ROMI (Return on Marketing Investment) – contribution to profit attributable to marketing (net of marketing spending), divided by the marketing ‘invested’ or risked. ROMI is not like the other ‘return-on-investment’ (ROI) metrics because marketing is not the same kind of investment. Instead of money that is ‘tied’ up in plants and inventories (often considered capital expenditure or CAPEX), marketing funds are typically ‘risked’. Marketing spending is typically expensed in the current period (operational expenditure or OPEX).
The idea of measuring the market’s response in terms of sales and profits is not new, but terms such as marketing ROI and ROMI are used more frequently now than in past periods. Usually, marketing spending will be deemed as justified if the ROMI is positive. In a survey of nearly 200 senior marketing managers, nearly half responded that they found the ROMI metric very useful.
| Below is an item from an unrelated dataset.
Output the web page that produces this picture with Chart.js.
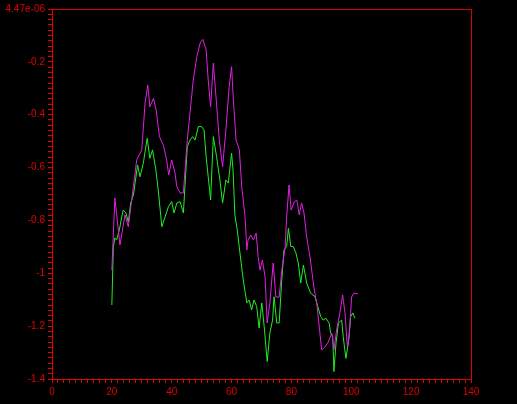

The purpose of ROMI is to measure the degree to which spending on marketing contributes to profits. Marketers are under more and more pressure to “show a return” on their activities.
ROAS (Return on Ad Spend) – marketing metric that measures the amount of revenue your business earns for each dollar it spends on advertising. For all intents and purposes, ROAS is practically the same as another metric you’re probably familiar with: return on investment, or ROI. In this case, the money you’re spending on digital advertising is the investment on which you’re tracking returns.
At the most basic level, ROAS measures the effectiveness of your advertising efforts; the more effectively your advertising messages connect with your prospects, the more revenue you’ll earn from each dollar of ad spend. The higher your ROAS, the better.